Copy out exactly the lines spanning the line with "Give me the" to the line with "linewidth=1, ax=ax, zorder=3)", inclusive, from the data underneath, with no pictures.

**SUPPLIED MATERIAL**
* begin *

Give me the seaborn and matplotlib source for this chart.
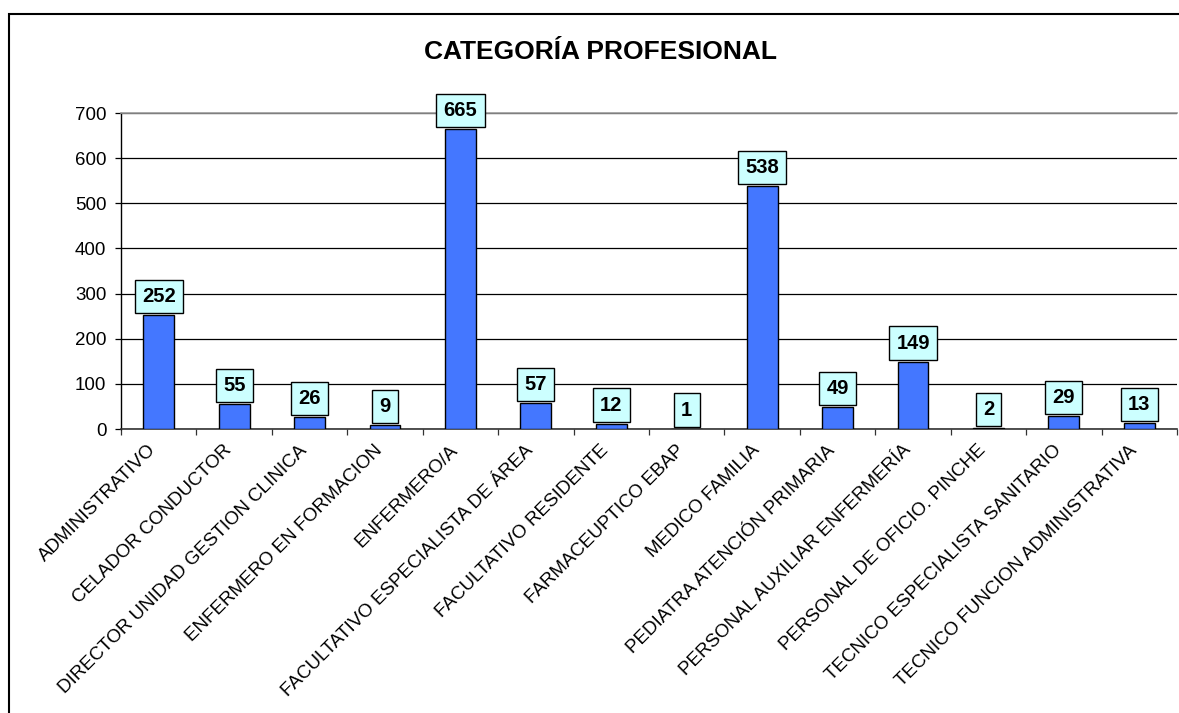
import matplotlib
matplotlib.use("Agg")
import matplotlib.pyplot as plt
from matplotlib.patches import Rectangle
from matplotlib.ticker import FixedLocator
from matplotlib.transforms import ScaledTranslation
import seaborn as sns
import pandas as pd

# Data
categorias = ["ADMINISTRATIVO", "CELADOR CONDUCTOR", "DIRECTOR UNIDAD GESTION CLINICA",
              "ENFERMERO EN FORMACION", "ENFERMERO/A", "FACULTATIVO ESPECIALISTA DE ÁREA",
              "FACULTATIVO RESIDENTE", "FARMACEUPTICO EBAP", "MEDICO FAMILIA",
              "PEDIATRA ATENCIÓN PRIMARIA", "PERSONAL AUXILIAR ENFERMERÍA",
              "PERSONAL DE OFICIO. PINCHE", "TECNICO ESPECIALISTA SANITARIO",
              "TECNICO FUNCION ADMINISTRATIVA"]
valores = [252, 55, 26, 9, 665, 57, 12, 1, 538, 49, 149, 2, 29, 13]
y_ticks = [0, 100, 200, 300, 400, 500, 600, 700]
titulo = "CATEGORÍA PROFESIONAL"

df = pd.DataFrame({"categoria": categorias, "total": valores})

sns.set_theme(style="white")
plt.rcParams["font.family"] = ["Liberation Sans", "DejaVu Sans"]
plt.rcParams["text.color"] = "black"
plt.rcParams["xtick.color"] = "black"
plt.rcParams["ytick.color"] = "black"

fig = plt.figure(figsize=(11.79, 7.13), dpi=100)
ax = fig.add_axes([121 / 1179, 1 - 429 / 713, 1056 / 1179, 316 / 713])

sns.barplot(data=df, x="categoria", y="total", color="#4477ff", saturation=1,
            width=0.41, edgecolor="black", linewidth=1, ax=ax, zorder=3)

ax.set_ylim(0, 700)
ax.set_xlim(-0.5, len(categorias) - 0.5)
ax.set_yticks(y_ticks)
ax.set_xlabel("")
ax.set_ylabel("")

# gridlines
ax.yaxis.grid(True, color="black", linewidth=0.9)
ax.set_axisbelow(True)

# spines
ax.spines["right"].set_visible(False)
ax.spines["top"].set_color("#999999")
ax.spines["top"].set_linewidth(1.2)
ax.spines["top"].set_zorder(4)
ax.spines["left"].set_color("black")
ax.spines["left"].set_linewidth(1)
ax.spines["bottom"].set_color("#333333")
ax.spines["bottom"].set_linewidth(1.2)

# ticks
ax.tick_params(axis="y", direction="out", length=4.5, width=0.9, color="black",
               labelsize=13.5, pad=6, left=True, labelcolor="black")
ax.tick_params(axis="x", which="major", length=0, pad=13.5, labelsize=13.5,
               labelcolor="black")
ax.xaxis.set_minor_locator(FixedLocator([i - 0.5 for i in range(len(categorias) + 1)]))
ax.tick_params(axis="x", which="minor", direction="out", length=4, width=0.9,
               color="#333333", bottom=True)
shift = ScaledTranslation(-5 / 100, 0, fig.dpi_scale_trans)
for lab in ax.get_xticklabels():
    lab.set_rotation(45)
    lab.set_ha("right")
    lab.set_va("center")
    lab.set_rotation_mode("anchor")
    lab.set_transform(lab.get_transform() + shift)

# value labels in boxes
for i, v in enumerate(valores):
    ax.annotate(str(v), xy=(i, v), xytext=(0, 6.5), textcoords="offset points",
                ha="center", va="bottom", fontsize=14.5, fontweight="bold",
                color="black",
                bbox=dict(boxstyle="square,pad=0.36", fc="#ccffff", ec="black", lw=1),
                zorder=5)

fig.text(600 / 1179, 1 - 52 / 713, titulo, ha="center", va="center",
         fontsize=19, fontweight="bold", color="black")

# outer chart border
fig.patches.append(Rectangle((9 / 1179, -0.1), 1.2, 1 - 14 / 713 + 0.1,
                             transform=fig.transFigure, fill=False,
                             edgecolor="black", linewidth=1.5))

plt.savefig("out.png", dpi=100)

* end *
* begin *

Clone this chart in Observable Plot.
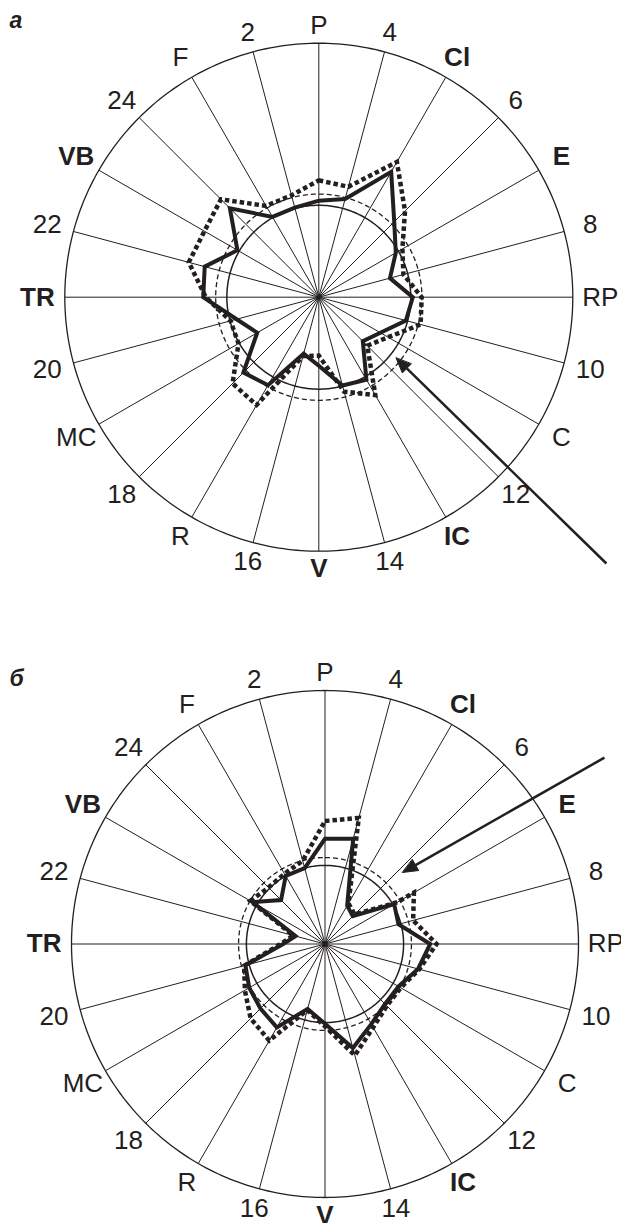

* end *
* begin *

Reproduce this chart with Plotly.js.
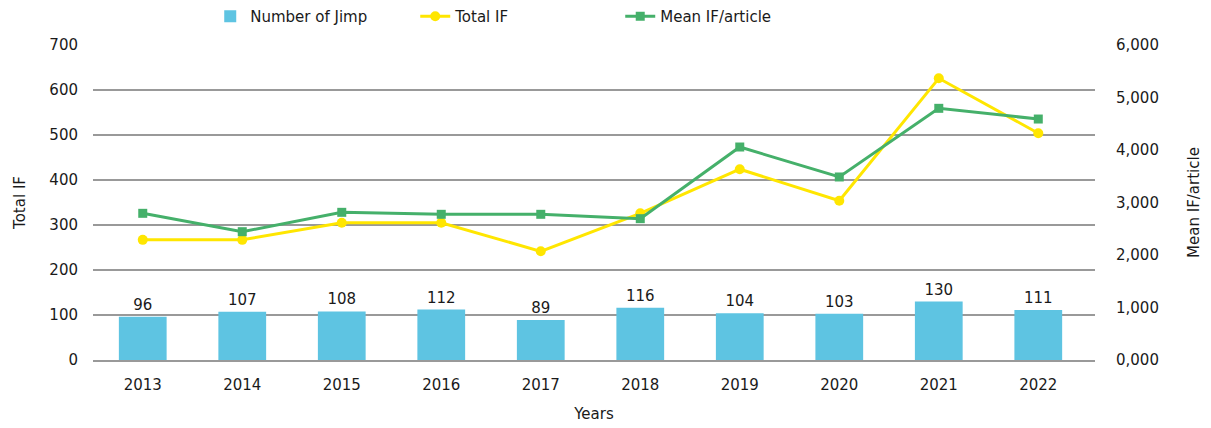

* end *

**SOLUTION TO THIS EXERCISE**
Give me the seaborn and matplotlib source for this chart.
import matplotlib
matplotlib.use("Agg")
import matplotlib.pyplot as plt
from matplotlib.patches import Rectangle
from matplotlib.ticker import FixedLocator
from matplotlib.transforms import ScaledTranslation
import seaborn as sns
import pandas as pd

# Data
categorias = ["ADMINISTRATIVO", "CELADOR CONDUCTOR", "DIRECTOR UNIDAD GESTION CLINICA",
              "ENFERMERO EN FORMACION", "ENFERMERO/A", "FACULTATIVO ESPECIALISTA DE ÁREA",
              "FACULTATIVO RESIDENTE", "FARMACEUPTICO EBAP", "MEDICO FAMILIA",
              "PEDIATRA ATENCIÓN PRIMARIA", "PERSONAL AUXILIAR ENFERMERÍA",
              "PERSONAL DE OFICIO. PINCHE", "TECNICO ESPECIALISTA SANITARIO",
              "TECNICO FUNCION ADMINISTRATIVA"]
valores = [252, 55, 26, 9, 665, 57, 12, 1, 538, 49, 149, 2, 29, 13]
y_ticks = [0, 100, 200, 300, 400, 500, 600, 700]
titulo = "CATEGORÍA PROFESIONAL"

df = pd.DataFrame({"categoria": categorias, "total": valores})

sns.set_theme(style="white")
plt.rcParams["font.family"] = ["Liberation Sans", "DejaVu Sans"]
plt.rcParams["text.color"] = "black"
plt.rcParams["xtick.color"] = "black"
plt.rcParams["ytick.color"] = "black"

fig = plt.figure(figsize=(11.79, 7.13), dpi=100)
ax = fig.add_axes([121 / 1179, 1 - 429 / 713, 1056 / 1179, 316 / 713])

sns.barplot(data=df, x="categoria", y="total", color="#4477ff", saturation=1,
            width=0.41, edgecolor="black", linewidth=1, ax=ax, zorder=3)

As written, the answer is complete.